Thursday, July 26, 2012


My musings on POOPs and weeds began this weekend, when I really began my war on burdock.

Since we’ve moved into this house, we’ve been plagued by these thisle-y sticker-y things that the dogs bring into our house on their coats. (I couldn’t find any to photograph outside, so here’s a picture from a website I found in my research.)

The dogs would just be covered in clumps of these. Especially Shadow, because his hair is longer. And my cousin’s dog would need to get them cut out of her long hair when she’d come over.  And we’d have clumps of them on the porch and on our rugs…and sometimes the clumps would look like a dead mouse and I’d freak out.

I had to figure out where they were coming from and rid our yard of them.

Also, separately, since I am trying to cultivate wildflowers (and pretty weeds) in our yard, I’ve been trying to sort of research what’s naturally growing here, so I can decide if it gets to stay or has to go.

Well, we have a ton of this stuff in our yard that Grandpa calls wild rhubarb.

wild rhubarb...which is really burdock

So, I Googled “wild rhubarb” and eventually came upon sites like this and this that told me that wild rhubarb is really burdock.  And burdock is the source of those stupid stickers!!

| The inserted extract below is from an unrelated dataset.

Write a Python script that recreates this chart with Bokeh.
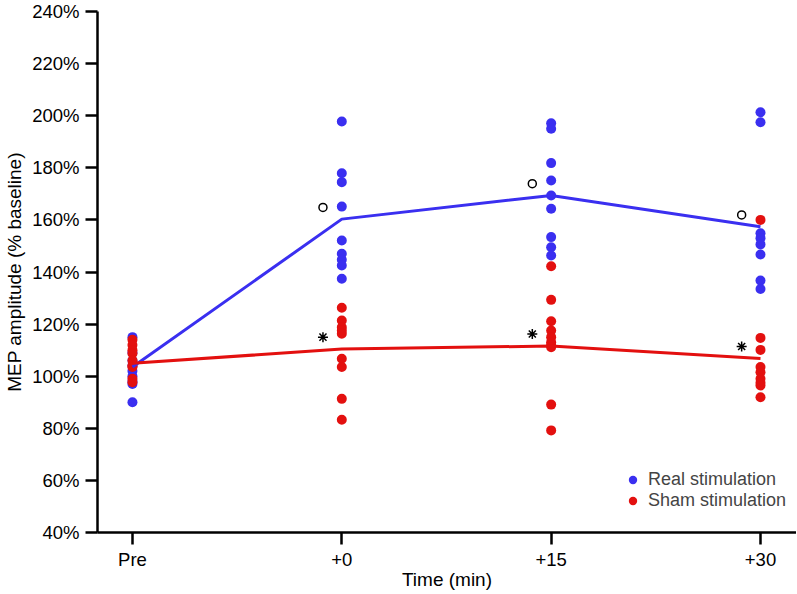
from bokeh.plotting import figure
from bokeh.models import Range1d, FixedTicker, PrintfTickFormatter, Legend, LegendItem
from bokeh.embed import file_html
from bokeh.resources import INLINE

# ---- data ----
time_labels = ["Pre", "+0", "+15", "+30"]
y_ticks = [40, 60, 80, 100, 120, 140, 160, 180, 200, 220, 240]

real_pre = [115, 109, 106, 104, 102, 100, 98, 97, 90]
real_0 = [197.8, 177.9, 174.5, 165.1, 152.1, 147.0, 144.7, 142.5, 137.4]
real_15 = [197.1, 195.0, 181.8, 175.1, 169.4, 164.3, 153.4, 149.5, 146.3]
real_30 = [201.3, 197.5, 154.9, 153.0, 150.6, 146.7, 136.7, 133.5]

sham_pre = [114, 112, 110, 108.7, 106, 104, 103.5, 99, 97.7]
sham_0 = [126.3, 121.4, 118.8, 117.5, 116.3, 106.7, 103.5, 91.3, 83.3]
sham_15 = [142.2, 129.3, 121.1, 117.5, 115.0, 113.0, 112.0, 111.1, 89.1, 79.2]
sham_30 = [160.0, 114.7, 110.1, 103.5, 101.5, 99.0, 97.5, 96.4, 91.9]

real_mean = [103.5, 160.3, 169.4, 157.4]
sham_mean = [105.0, 110.4, 111.6, 106.8]

# significance marks at +0, +15, +30 (open circle = real, asterisk = sham)
sig_times = [1, 2, 3]

BLUE = "#3a2ff0"
RED = "#e3100f"
FONT = "Liberation Sans"

p = figure(frame_width=699, frame_height=521, output_backend="svg", toolbar_location=None,
           x_range=Range1d(-0.167, 3.172), y_range=Range1d(40, 240),
           min_border_left=97, min_border_right=0, min_border_top=11, min_border_bottom=61)
p.outline_line_color = None
p.xgrid.visible = False
p.ygrid.visible = False
p.background_fill_color = "white"
p.border_fill_color = "white"

def flat(groups):
    xs, ys = [], []
    for i, g in enumerate(groups):
        xs += [i] * len(g)
        ys += list(g)
    return xs, ys

rx, ry = flat([real_pre, real_0, real_15, real_30])
sx, sy = flat([sham_pre, sham_0, sham_15, sham_30])

r_real = p.scatter(rx, ry, size=10, color=BLUE, line_color=None)
r_sham = p.scatter(sx, sy, size=10, color=RED, line_color=None)

p.line([0, 1, 2, 3], real_mean, line_width=3, color=BLUE)
p.line([0, 1, 2, 3], sham_mean, line_width=3, color=RED)

off_x = -0.09
p.scatter([t + off_x for t in sig_times], [real_mean[t] + 4.5 for t in sig_times],
          marker="circle", size=8, fill_color=None, line_color="black", line_width=1.5)
p.scatter([t + off_x for t in sig_times], [sham_mean[t] + 4.6 for t in sig_times],
          marker="asterisk", size=10, line_color="black", line_width=1.5)

# axes
p.xaxis.ticker = FixedTicker(ticks=list(range(len(time_labels))))
p.xaxis.major_label_overrides = {i: lab for i, lab in enumerate(time_labels)}
p.yaxis.ticker = FixedTicker(ticks=y_ticks)
p.yaxis.formatter = PrintfTickFormatter(format="%d%%")
for ax in (p.xaxis, p.yaxis):
    ax.axis_line_width = 2.5
    ax.axis_line_color = "black"
    ax.major_tick_line_width = 2.5
    ax.major_tick_line_color = "black"
    ax.major_tick_out = 12
    ax.major_tick_in = 0
    ax.minor_tick_line_color = None
    ax.major_label_text_font = FONT
    ax.major_label_text_font_size = "18.5px"
    ax.major_label_text_color = "black"
    ax.axis_label_text_font = FONT
    ax.axis_label_text_font_size = "19px"
    ax.axis_label_text_font_style = "normal"
    ax.axis_label_text_color = "black"
p.xaxis.axis_label = "Time (min)"
p.yaxis.axis_label = "MEP amplitude (% baseline)"
p.xaxis.major_label_standoff = 4
p.xaxis.axis_label_standoff = -4
p.yaxis.major_label_standoff = 6
p.yaxis.axis_label_standoff = 4

legend = Legend(items=[LegendItem(label="Real stimulation", renderers=[r_real]),
                       LegendItem(label="Sham stimulation", renderers=[r_sham])],
                location=(523, 21), padding=0, margin=0, spacing=0,
                glyph_width=25, glyph_height=21, label_standoff=3, label_height=18,
                label_text_font=FONT, label_text_font_size="18px",
                border_line_color=None, background_fill_alpha=0)
p.add_layout(legend)

open("out.html", "w").write(file_html(p, INLINE))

I already knew that burdock is pretty hard to kill with weed killers (since I used Round Up to clear the areas for the wildflower garden), so I was looking for a way to get rid of it.  The second site I listed started to tell me, and this site told me a little more.  Burdock is biennial. So the first year, it just sprouts leaves (like the ones shown above) and the second year, it flowers then goes to seed and dies. So if you can attack it while it’s flowering but before it’s gone to seed (which are the brown stickers), you can (hopefully) kill it.

So I let it grow this year, and began attacking over the weekend.

burdock in "bloom"

Some of these burdock stalks got TALL! Higher than our 4-foot fence!

Here are the “blooms” up close.


This article says to wait until the blooms just start to turn purple. I hope I waited long enough. But I definitely didn’t want to wait too long and lose my chance!

Here are some of my piles of burdock.

piles of burdock

And because I really really really don’t want them to somehow keep growing and spreading, my goal is to burn them all :)

burdock in the firepit

Because burdock spreads only by seed, a few years of attacking the plants like this should hopefully remove (or at least significantly reduce) the burdock from my life and my yard. I know that it spreads by seed, because you can almost see the dogs’ paths throughout the yard covered in little burdock plants.  (And as I continually discover more burdock, I shake my fist at it and yell “Burdock!!” in my old man voice, as if I were yelling at those darn kids to keep off my lawn.)  :)

Anyway, while I was sweating away, trying to remove these plants, I thought to myself how in my research about how to rid myself of burdock, I came across so many articles, like this one, about the beneficial uses of burdock.  You can cook, eat, bake with, and make tea out of almost every part of the plant, from the roots, to the stalks, to the blooms. I was learning about its medicinal uses as well as its nutritional benefits.  You can actually buy burdock seeds online.

And here I am trying to get rid of it. For me, it is a POOP. It’s a Plant Out Of Place.  People think I’m nuts for keeping blackberries. I think people are nuts for growing burdock. But again, one woman’s weed is another woman’s delicious treat. 

So, in an effort to remove my POOPs, I will be sweating all summer as I continue my war on burdock.